Universidades públicas y privadas
De forma casual, el Primer Mandatario introdujo en el debate un tema que, sin duda, algún momento habrá que abordar con la debida profundidad: cómo aprovechar mejor la existencia de universidades públicas y privadas en el país.
Dada nuestra peculiar historia, el surgimiento de las universidades privadas ha respondido, por un lado, a que amplios sectores de la ciudadanía busca opciones de educación distinta al que presenta el sistema universitario público que desde hace mucho atraviesa una crisis profunda que no puede ser enfrentada en forma debida por la consolidación de grupos de poder que cuentan con sólidas estructuras burocráticas que les permiten resistir cualquier intento de reforma. Por otro, a la objetiva incapacidad del sistema público de absorber a los cada vez más bachilleres que cada año buscan ingresar a la universidad.
Sin embargo, y aclarando explícitamente que hay importantes excepciones que confirman la regla, la crisis mencionada y la existencia de nichos de clientes que garantizan cierta sostenibilidad en el tiempo, se convierten en obstáculos para exigir mínimos niveles de calidad en ambos sistemas.
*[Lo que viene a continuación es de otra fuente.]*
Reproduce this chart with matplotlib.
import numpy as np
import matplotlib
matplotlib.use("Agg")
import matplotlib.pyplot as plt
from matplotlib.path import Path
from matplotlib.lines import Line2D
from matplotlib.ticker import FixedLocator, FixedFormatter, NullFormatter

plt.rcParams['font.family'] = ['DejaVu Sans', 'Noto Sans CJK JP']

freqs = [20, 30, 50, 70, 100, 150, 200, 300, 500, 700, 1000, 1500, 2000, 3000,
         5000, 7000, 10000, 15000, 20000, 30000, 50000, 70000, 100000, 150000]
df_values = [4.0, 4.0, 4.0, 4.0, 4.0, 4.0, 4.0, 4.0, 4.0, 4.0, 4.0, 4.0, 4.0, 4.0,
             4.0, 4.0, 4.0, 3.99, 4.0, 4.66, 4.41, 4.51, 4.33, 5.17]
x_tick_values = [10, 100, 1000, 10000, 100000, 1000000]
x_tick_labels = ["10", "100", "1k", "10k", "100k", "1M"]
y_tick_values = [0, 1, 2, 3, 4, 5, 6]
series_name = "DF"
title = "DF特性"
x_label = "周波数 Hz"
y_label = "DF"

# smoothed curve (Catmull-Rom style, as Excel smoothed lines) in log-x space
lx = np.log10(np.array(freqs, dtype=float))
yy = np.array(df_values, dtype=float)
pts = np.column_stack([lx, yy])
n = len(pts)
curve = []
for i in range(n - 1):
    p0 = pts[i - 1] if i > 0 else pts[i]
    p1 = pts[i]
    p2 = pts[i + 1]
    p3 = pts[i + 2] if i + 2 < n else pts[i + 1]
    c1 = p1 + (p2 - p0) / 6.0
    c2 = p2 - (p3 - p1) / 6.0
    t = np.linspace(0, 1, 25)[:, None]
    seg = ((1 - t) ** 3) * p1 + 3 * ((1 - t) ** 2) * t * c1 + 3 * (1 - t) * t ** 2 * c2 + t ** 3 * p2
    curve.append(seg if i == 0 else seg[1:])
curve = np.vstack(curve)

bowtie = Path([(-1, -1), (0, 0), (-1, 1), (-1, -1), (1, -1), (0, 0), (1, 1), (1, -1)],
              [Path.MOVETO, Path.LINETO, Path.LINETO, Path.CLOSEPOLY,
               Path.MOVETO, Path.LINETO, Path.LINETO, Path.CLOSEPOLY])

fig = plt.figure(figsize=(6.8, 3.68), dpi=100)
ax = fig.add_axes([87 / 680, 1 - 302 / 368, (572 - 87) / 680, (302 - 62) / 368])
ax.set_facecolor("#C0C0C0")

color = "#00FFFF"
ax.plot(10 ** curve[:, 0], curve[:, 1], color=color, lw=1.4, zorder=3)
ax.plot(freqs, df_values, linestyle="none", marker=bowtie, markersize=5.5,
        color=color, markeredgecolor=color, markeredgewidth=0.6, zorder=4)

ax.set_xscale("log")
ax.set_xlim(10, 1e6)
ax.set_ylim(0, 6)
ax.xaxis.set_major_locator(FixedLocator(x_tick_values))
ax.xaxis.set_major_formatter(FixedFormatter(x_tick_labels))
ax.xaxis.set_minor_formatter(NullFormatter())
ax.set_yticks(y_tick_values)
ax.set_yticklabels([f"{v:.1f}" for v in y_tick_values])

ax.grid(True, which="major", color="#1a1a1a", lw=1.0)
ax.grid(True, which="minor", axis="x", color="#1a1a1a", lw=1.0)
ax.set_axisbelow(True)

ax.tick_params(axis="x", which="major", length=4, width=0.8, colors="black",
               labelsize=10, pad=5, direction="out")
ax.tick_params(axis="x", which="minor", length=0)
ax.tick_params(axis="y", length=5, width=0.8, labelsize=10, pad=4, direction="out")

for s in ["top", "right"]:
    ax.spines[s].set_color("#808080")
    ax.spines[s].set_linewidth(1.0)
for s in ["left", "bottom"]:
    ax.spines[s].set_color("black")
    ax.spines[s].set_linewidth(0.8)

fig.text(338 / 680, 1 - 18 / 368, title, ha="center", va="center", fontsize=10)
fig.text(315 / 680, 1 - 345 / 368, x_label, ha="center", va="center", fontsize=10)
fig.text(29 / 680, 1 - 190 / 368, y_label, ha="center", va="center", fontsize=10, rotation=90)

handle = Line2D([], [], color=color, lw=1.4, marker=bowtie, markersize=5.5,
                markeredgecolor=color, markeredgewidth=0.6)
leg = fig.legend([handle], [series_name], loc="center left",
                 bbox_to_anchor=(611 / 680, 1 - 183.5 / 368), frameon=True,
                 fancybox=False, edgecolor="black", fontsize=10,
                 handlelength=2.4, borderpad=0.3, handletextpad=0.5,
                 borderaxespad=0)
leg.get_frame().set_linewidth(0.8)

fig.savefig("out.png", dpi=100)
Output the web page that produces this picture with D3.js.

A ello se debe sumar que pese a la retórica reformista, el deterioro de la formación básica y secundaria, tanto en calidad como en percepción de objetivos de estudio, hacen que el interés de padres y madres de familia y estudiantes es culminar las etapas de formación, más allá de cómo se lo hace desde una percepción cualitativa. Es decir, quienes deberían ser los actores más exigentes al sistema educativo, privado o público, se convierten en aliados de las políticas del mínimo esfuerzo.
Mientras tanto, la brecha que nos separa incluso de los países vecinos en términos de educación se va agrandando. Por tanto, el debate no es si debe o no existir uno u otro tipo de universidad, sino cómo ambos deben aportar a mejorar la formación de nuestros recursos humanos.